You probably think it’s a bit too early for daffodils, even in an era of global warming, unless you live in one of the more sheltered bits of southern England, but the Daffodil Perspective I am referring to today is a year-round phenomenon. Elizabeth de Brito’s fortnightly podcast is a cornucopia of classical music by those female and global musicians who were omitted from our education.

If you have ever said, ‘I’d like to programme more music by people who aren’t dead white dudes, but don’t know where to find it,’ Elizabeth is systematically providing the solution to your problem. She also offers consultancy services, so if you find listening back to several years of podcasts a bit much all at once, you may find paying for an hour or two of her time a more efficient way to bring yourself up to speed.

I learned about Elizabeth’s work when the Association of British Choral Directors advertised that she would be leading one of their regular webinars, and by Saturday when it came around I had subscribed to The Daffodil Perspective and started working my way back through past episodes. My listening for the journey to and from rehearsal is sorted for a good while now.

The webinar started with some tasters of recommended pieces, moved on to sharing resources for researching repertoire, and then developed into useful discussions about how to start the culture change to persuade ensembles (and in particular their committees who hold the purse strings) into exploring repertoire that is currently unfamiliar to them.

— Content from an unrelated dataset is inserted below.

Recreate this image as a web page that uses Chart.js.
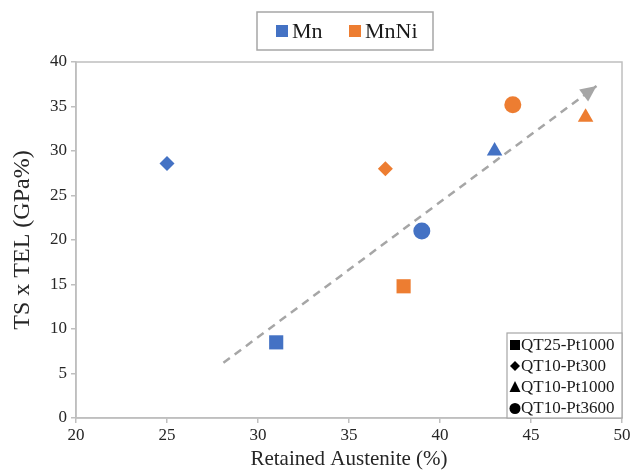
<!DOCTYPE html>
<html><head><meta charset="utf-8">
<script src="https://cdn.jsdelivr.net/npm/chart.js@4/dist/chart.umd.min.js"></script>
<style>html,body{margin:0;padding:0;background:#fff}#wrap{width:633px;height:476px;position:relative}</style>
</head><body><div id="wrap"><canvas id="c" width="633" height="476"></canvas></div>
<script>
const conditions = ['QT25-Pt1000', 'QT10-Pt300', 'QT10-Pt1000', 'QT10-Pt3600'];
const markerStyles = ['rect', 'rectRot', 'triangle', 'circle'];
const seriesNames = ['Mn', 'MnNi'];
const mnX = [31, 25, 43, 39];
const mnY = [8.5, 28.6, 30, 21];
const mnNiX = [38, 37, 48, 44];
const mnNiY = [14.8, 28, 33.8, 35.2];
const trendX = [28.1, 48.6];
const trendY = [6.2, 37.3];
const xTicks = [20, 25, 30, 35, 40, 45, 50];
const yTicks = [0, 5, 10, 15, 20, 25, 30, 35, 40];

const BLUE = '#4472C4', ORANGE = '#ED7D31', GREY = '#A6A6A6';
const FONT = "'Liberation Serif', 'Times New Roman', serif";
const radii = [10, 7.5, 9, 8.5];

function pts(xs, ys) { return xs.map((x, i) => ({x: x, y: ys[i]})); }

const arrowPlugin = {
  id: 'arrowAndLegends',
  afterDatasetsDraw(chart) {
    const ctx = chart.ctx, xs = chart.scales.x, ys = chart.scales.y, ca = chart.chartArea;
    ctx.save();
    ctx.strokeStyle = '#BFBFBF'; ctx.lineWidth = 1.5;
    ctx.strokeRect(ca.left, ca.top, ca.right - ca.left, ca.bottom - ca.top);
    // arrowhead
    const x1 = xs.getPixelForValue(trendX[0]), y1 = ys.getPixelForValue(trendY[0]);
    const x2 = xs.getPixelForValue(trendX[1]), y2 = ys.getPixelForValue(trendY[1]);
    const ang = Math.atan2(y2 - y1, x2 - x1), L = 16, W = 7.5;
    ctx.fillStyle = GREY;
    ctx.beginPath();
    ctx.moveTo(x2, y2);
    ctx.lineTo(x2 - L * Math.cos(ang) + W * Math.sin(ang), y2 - L * Math.sin(ang) - W * Math.cos(ang));
    ctx.lineTo(x2 - L * Math.cos(ang) - W * Math.sin(ang), y2 - L * Math.sin(ang) + W * Math.cos(ang));
    ctx.closePath(); ctx.fill();

    // top legend
    ctx.strokeStyle = GREY; ctx.lineWidth = 1.5;
    ctx.fillStyle = '#fff';
    ctx.fillRect(257, 12, 176, 38);
    ctx.strokeRect(257, 12, 176, 38);
    ctx.font = '22px ' + FONT; ctx.textBaseline = 'middle'; ctx.textAlign = 'left';
    const cols = [BLUE, ORANGE], lx = [276, 349];
    seriesNames.forEach((n, i) => {
      ctx.fillStyle = cols[i];
      ctx.fillRect(lx[i], 25, 12, 12);
      ctx.fillStyle = '#1a1a1a';
      ctx.fillText(n, lx[i] + 16, 32);
    });

    // marker legend bottom-right
    const bx = 507, by = 333, bw = ca.right - 507, bh = ca.bottom - 333;
    ctx.fillStyle = '#fff';
    ctx.fillRect(bx, by, bw, bh);
    ctx.strokeStyle = GREY; ctx.lineWidth = 1.2;
    ctx.strokeRect(bx, by, bw, bh);
    ctx.font = '17px ' + FONT;
    conditions.forEach((c, i) => {
      const cy = by + 12 + i * 21;
      const mx = bx + 8;
      ctx.fillStyle = '#000';
      ctx.beginPath();
      if (markerStyles[i] === 'rect') ctx.rect(mx - 5, cy - 5, 10, 10);
      else if (markerStyles[i] === 'rectRot') { ctx.moveTo(mx, cy - 5); ctx.lineTo(mx + 5, cy); ctx.lineTo(mx, cy + 5); ctx.lineTo(mx - 5, cy); ctx.closePath(); }
      else if (markerStyles[i] === 'triangle') { ctx.moveTo(mx, cy - 6); ctx.lineTo(mx + 5.5, cy + 5); ctx.lineTo(mx - 5.5, cy + 5); ctx.closePath(); }
      else ctx.arc(mx, cy + 0.5, 5.5, 0, Math.PI * 2);
      ctx.fill();
      ctx.fillStyle = '#1a1a1a';
      ctx.fillText(c, mx + 6, cy + 1);
    });
    ctx.restore();
  }
};

new Chart(document.getElementById('c'), {
  type: 'scatter',
  data: {
    datasets: [
      {label: 'trend', data: pts(trendX, trendY), showLine: true, borderColor: GREY, borderWidth: 2.5,
       borderDash: [8, 6], pointRadius: 0, pointHoverRadius: 0, fill: false, order: 2},
      {label: seriesNames[0], data: pts(mnX, mnY), backgroundColor: BLUE, borderColor: BLUE,
       pointStyle: markerStyles, pointRadius: radii, borderWidth: 0, order: 1},
      {label: seriesNames[1], data: pts(mnNiX, mnNiY), backgroundColor: ORANGE, borderColor: ORANGE,
       pointStyle: markerStyles, pointRadius: radii, borderWidth: 0, order: 1}
    ]
  },
  options: {
    responsive: false, animation: false,
    layout: {padding: {top: 62, right: 11, left: 0, bottom: 0}},
    plugins: {legend: {display: false}, tooltip: {enabled: false}},
    scales: {
      x: {
        type: 'linear', min: 20, max: 50,
        afterBuildTicks: (s) => { s.ticks = xTicks.map(v => ({value: v})); },
        afterFit: (s) => { s.height = 58; },
        grid: {drawOnChartArea: false, drawTicks: true, tickLength: 5, color: '#BFBFBF', lineWidth: 1.5},
        border: {color: '#BFBFBF', width: 1.5},
        ticks: {color: '#262626', font: {family: FONT, size: 17}, padding: 2, maxRotation: 0},
        title: {display: true, text: 'Retained Austenite (%)', color: '#262626', font: {family: FONT, size: 21}, padding: {top: 0}}
      },
      y: {
        type: 'linear', min: 0, max: 40,
        afterBuildTicks: (s) => { s.ticks = yTicks.map(v => ({value: v})); },
        afterFit: (s) => { s.width = 76; },
        grid: {drawOnChartArea: false, drawTicks: true, tickLength: 5, color: '#BFBFBF', lineWidth: 1.5},
        border: {color: '#BFBFBF', width: 1.5},
        ticks: {color: '#262626', font: {family: FONT, size: 17}, padding: 4},
        title: {display: true, text: 'TS x TEL (GPa%)', color: '#262626', font: {family: FONT, size: 24}, padding: {top: 8, bottom: 4}}
      }
    }
  },
  plugins: [arrowPlugin]
});
</script></body></html>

There was one bit of discussion that got started and needed longer to unpick, and which therefore I came away with a desire to blog about. The question arose as to how, when faced with loads of music you don’t yet know, do you identify which is any good?

Elizabeth suggested as a starting-point that amount of information available can act as a proxy for quality: if a composer’s work is widely available (published, recorded), and there has been a decent amount written about them, you can assume their work is good.

Now, I had a bit of ‘yes-but’ reaction to this. There are ways in which I agree with this proposition: in general if someone has made it in the music profession, that itself is a mark of competence, and especially if someone is from a traditionally marginalised group, they probably needed to be better than average to make it all. And of course, since doing something a lot is how one becomes expert, size of output can be a pretty good indicator of skill level.

On the other hand, I don’t think you can assume the converse. Just because there’s not a lot of information about someone, doesn’t mean their work isn’t any good. I have written before about the processes by which people who aren’t white dudes get erased from the history books after their deaths, leaving each new generation thinking they were the first to break into the profession. So to believe that amount of information about someone correlates with the quality of their work just compounds these acts of bad faith, leaving that work hidden.

At a practical level, of course, there is so much more music, and information about it, available than 30 years ago that someone programming a concert in 2022 doesn’t have to go scratting around into archives to find plenty of music by a genuine diversity of composers. Elizabeth is right on the money on this point - as well as doing a fantastic job of getting that information out of archives and into musicians’ heads where it is needed.

But I think allowing the discourse to be sucked into the discussion of ‘is this any good’ just panders to the terms of bad faith that were used to exclude these composers from the standard repertoire in the first place. It’s a question, after all, that only gets asked of female composers, or Black composers, or Asian composers, or inexpensively-educated composers. You don’t hear that kind of sniffy doubt being expressed about young men who were choral scholars at Cambridge, no, for them it’s all fawning over ‘isn’t it wonderful to have these Talented Young Composers coming through?’

Which of course it is, but it’s also wonderful to have composers from other backgrounds. Anyone who gets skilled enough to produce a body of work they can make a living from is going to be able enrich our musical lives as we perform and listen to their music. And, by the same token, all jobbing composers have their moments of slightly more ordinary material where there wasn’t time or energy to achieve sublimity. I’ve been playing through Mozart piano sonatas recently, and much as I love them, there are some bits that clearly got through on the ‘sod it, it will have to do’ principle familiar to anyone who has ever worked to a deadline.

As one of the webinar participants pointed out in the chat, it can actually be more useful to think in terms of: is this piece suitable for my ensemble, for the occasion we’re preparing for? and let the question of ‘quality’ look after itself.